Eyeglasses do not improve our visual system any more than a hearing aid enhances our auditory system. In the same way, a computer does not increase our ability to remember any more than using a lever makes us stronger. ...
Now for the second part of the argument. If technology does not directly improve our sensory or motor capacities, doesn’t it do so indirectly through the information it provides? Doesn’t this information improve our brains and make us more sophisticated and knowledgeable than if we did not have the technology?
To be sure, there is a point here. Children today do indeed have access to more information than did children of earlier generations. Yet many years ago John Dewey wrote that learning is the “representation of experience,” by which he meant that experience, raw information, does not teach in and of itself. It is only when we talk about and reflect upon the experience or information we receive that we learn from it. ...
For children really to profit from the barrage of information to which they are exposed, they must also be given the time and opportunity to reflect upon that experience. Yet parents today are spending less time talking with their children than in the past. ...
It is all too easy for us as adults to forget just how inexperienced infants and young children really are and how much they have to learn about the world that we have already conceptualized and now take for granted. ...
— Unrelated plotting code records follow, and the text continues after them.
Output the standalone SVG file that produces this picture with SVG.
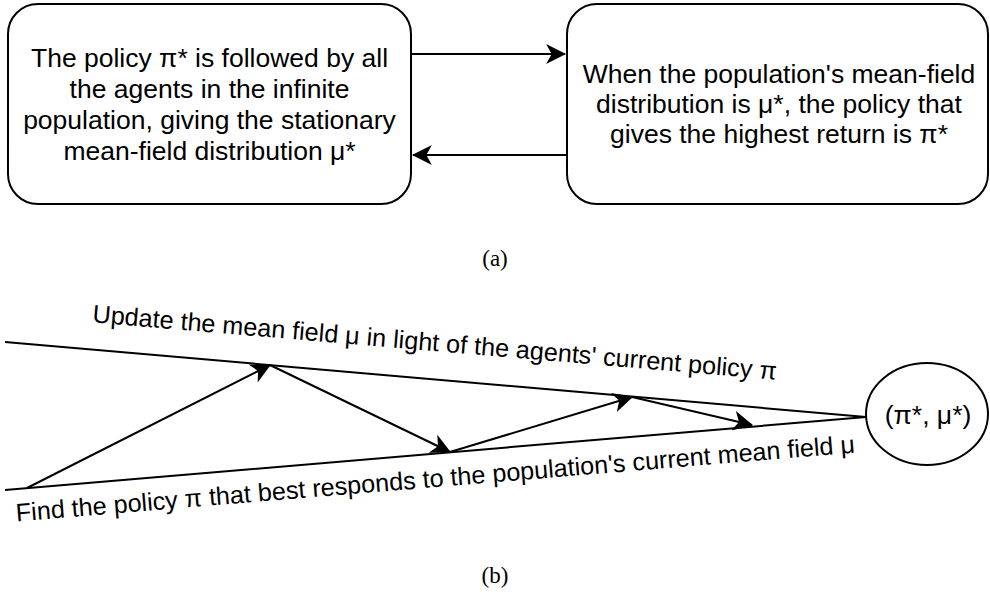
<svg xmlns="http://www.w3.org/2000/svg" width="990" height="613" viewBox="0 0 990 613">
<defs>
<style>
.box{fill:#fff;stroke:#000;stroke-width:2}
.t{font-family:"Liberation Sans",Arial,sans-serif;font-size:26.5px;fill:#000;text-anchor:middle}
.lbl{font-family:"Liberation Sans",Arial,sans-serif;font-size:25.2px;fill:#000;text-anchor:middle}
.cap{font-family:"Liberation Serif","DejaVu Serif",serif;font-size:23px;fill:#000;text-anchor:middle}
.ln{fill:none;stroke:#000;stroke-width:2}
.ar{fill:none;stroke:#000;stroke-width:2;marker-end:url(#arr)}
</style>
<marker id="arr" markerUnits="userSpaceOnUse" markerWidth="20" markerHeight="20" viewBox="0 0 18 18" refX="17" refY="9" orient="auto">
<path d="M0,0 L18,9 L0,18 L5,9 Z" fill="#000"/>
</marker>
</defs>
<rect width="990" height="613" fill="#fff"/>
<g id="connectors">
<line class="ar" x1="411" y1="54" x2="565" y2="54"/>
<line class="ar" x1="567" y1="155" x2="413" y2="155"/>
<line class="ln" x1="5" y1="342" x2="866" y2="417"/>
<line class="ln" x1="5" y1="490" x2="866" y2="417"/>
<line class="ar" x1="27" y1="488" x2="270" y2="365"/>
<line class="ar" x1="270" y1="365" x2="450" y2="452"/>
<line class="ar" x1="450" y1="452" x2="632" y2="397"/>
<line class="ar" x1="632" y1="397" x2="752" y2="425"/>
</g>
<g id="node-left">
<rect class="box" x="8" y="4" width="403" height="200" rx="30" ry="30"/>
<text class="t" x="209.5" y="67">The policy π* is followed by all</text>
<text class="t" x="209.5" y="98">the agents in the infinite</text>
<text class="t" x="209.5" y="129">population, giving the stationary</text>
<text class="t" x="209.5" y="160">mean-field distribution μ*</text>
</g>
<g id="node-right">
<rect class="box" x="567" y="4" width="421" height="200" rx="30" ry="30"/>
<text class="t" x="779" y="83">When the population's mean-field</text>
<text class="t" x="779" y="113">distribution is μ*, the policy that</text>
<text class="t" x="779" y="143">gives the highest return is π*</text>
</g>
<g id="node-eq">
<ellipse class="box" cx="927" cy="414" rx="61" ry="51"/>
<text class="t" x="928" y="424">(π*, μ*)</text>
</g>
<g id="labels">
<text class="lbl" transform="translate(434,351) rotate(4.8)" x="0" y="0">Update the mean field μ in light of the agents' current policy π</text>
<text class="lbl" transform="translate(436,487) rotate(-4.7)" x="0" y="0">Find the policy π that best responds to the population's current mean field μ</text>
<text class="cap" x="495" y="266">(a)</text>
<text class="cap" x="495" y="583">(b)</text>
</g>
</svg>
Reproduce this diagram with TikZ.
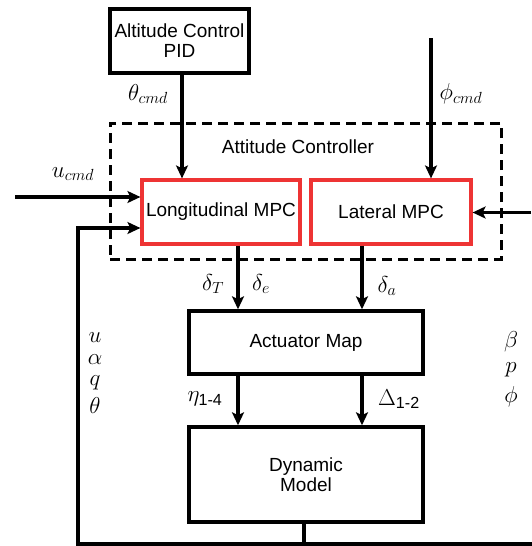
\RequirePackage{fix-cm}
\documentclass[tikz,border=0pt]{standalone}
\usepackage{amsmath}
\usepackage{fontspec}
\setmainfont{Liberation Sans}
\usetikzlibrary{arrows.meta,fit}
\definecolor{mpcred}{RGB}{238,52,52}
\begin{document}
\begin{tikzpicture}[x=1pt,y=-1pt,
  font=\fontsize{19}{22}\selectfont,
  blk/.style={draw=black,line width=3.4pt,inner sep=0pt,align=center},
  mpc/.style={draw=mpcred,line width=3.2pt,inner sep=0pt,align=center},
  conn/.style={line width=3.2pt},
  arr/.style={conn,-{Stealth[length=13pt,width=12pt,inset=3pt]}},
  lab/.style={inner sep=0pt,font=\fontsize{23}{27}\selectfont}]
\useasboundingbox (0,0) rectangle (531,546);
% blocks
\node[blk,minimum width=139pt,minimum height=64pt] (pid) at (179.5,41) {Altitude Control\\[-2pt]PID};
\node[mpc,minimum width=158pt,minimum height=64pt] (lon) at (221,212) {Longitudinal MPC};
\node[mpc,minimum width=160pt,minimum height=64pt] (lat) at (391,212) {Lateral MPC};
\node[blk,minimum width=234pt,minimum height=63pt] (act) at (306,342.5) {Actuator Map};
\node[blk,minimum width=234pt,minimum height=95pt] (dyn) at (306,474.5) {Dynamic\\[-2pt]Model};
% dashed attitude controller frame
\node[draw=black,line width=3pt,dash pattern=on 10pt off 6pt,inner sep=0pt,
      minimum width=391pt,minimum height=136pt] (att) at (305.5,191) {};
\node[inner sep=0pt] (attlab) at (298,147) {Attitude Controller};
% free ends
\coordinate (ustart) at (15,197);
\coordinate (phistart) at (431,38);
\coordinate (rstart) at (531,212.5);
\coordinate (fbleft) at (78,544);
\coordinate (fbright) at (531,544);
\coordinate (fbjoin) at (304,544);
% connectors
\draw[arr] (pid.south -| 182,0) -- (lon.north -| 182,0);
\draw[arr] (phistart) -- (lat.north -| phistart);
\draw[arr] (ustart) -- (lon.west |- ustart);
\draw[arr] (rstart) -- (lat.east |- rstart);
\draw[arr] (lon.south -| 238,0) -- (act.north -| 238,0);
\draw[arr] (lat.south -| 362,0) -- (act.north -| 362,0);
\draw[arr] (act.south -| 238,0) -- (dyn.north -| 238,0);
\draw[arr] (act.south -| 362,0) -- (dyn.north -| 362,0);
\draw[conn] (dyn.south -| fbjoin) -- (fbjoin);
\draw[conn,line cap=rect] (fbright) -- (fbleft);
\draw[arr] (fbleft) -- (78,228) -- (lon.west |- 0,228);
% labels
\node[lab] (lth) at (148,94) {$\theta_{cmd}$};
\node[lab] (lu) at (73,174) {$u_{cmd}$};
\node[lab] (lphi) at (461,94) {$\phi_{cmd}$};
\node[lab] (ldt) at (213,284) {$\delta_T$};
\node[lab] (lde) at (261,284) {$\delta_e$};
\node[lab] (lda) at (387,286) {$\delta_a$};
\node[lab] (leta) at (205,399) {$\eta_{\text{1-4}}$};
\node[lab] (lDel) at (399,399) {$\Delta_{\text{1-2}}$};
\node[lab] (ls1) at (95,338) {$u$};
\node[lab] (ls2) at (95,360) {$\alpha$};
\node[lab] (ls3) at (95,383) {$q$};
\node[lab] (ls4) at (95,406) {$\theta$};
\node[lab] (lr1) at (511,342) {$\beta$};
\node[lab] (lr2) at (511,370) {$p$};
\node[lab] (lr3) at (511,397) {$\phi$};
\end{tikzpicture}
\end{document}
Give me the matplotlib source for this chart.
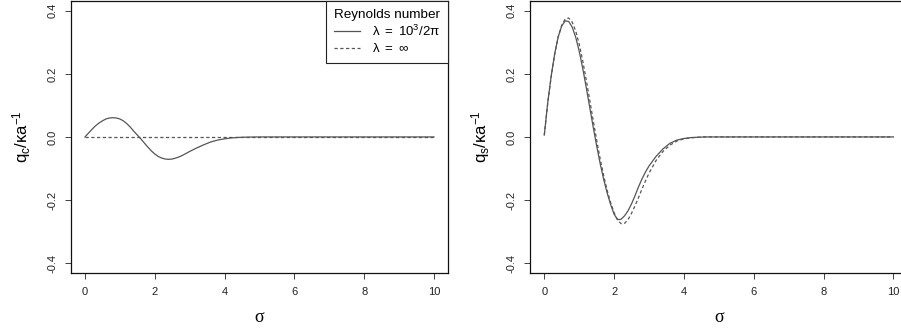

Infants and young children are not just sitting twiddling their thumbs, waiting for their parents to teach them to read and do math. They are expending a vast amount of time and effort in exploring and understanding their immediate world. Healthy education supports and encourages this spontaneous learning. Early instruction miseducates, not because it attempts to teach, but because it attempts to teach the wrong things at the wrong time. When we ignore what the child has to learn and instead impose what we want to teach, we put infants and young children at risk for no purpose.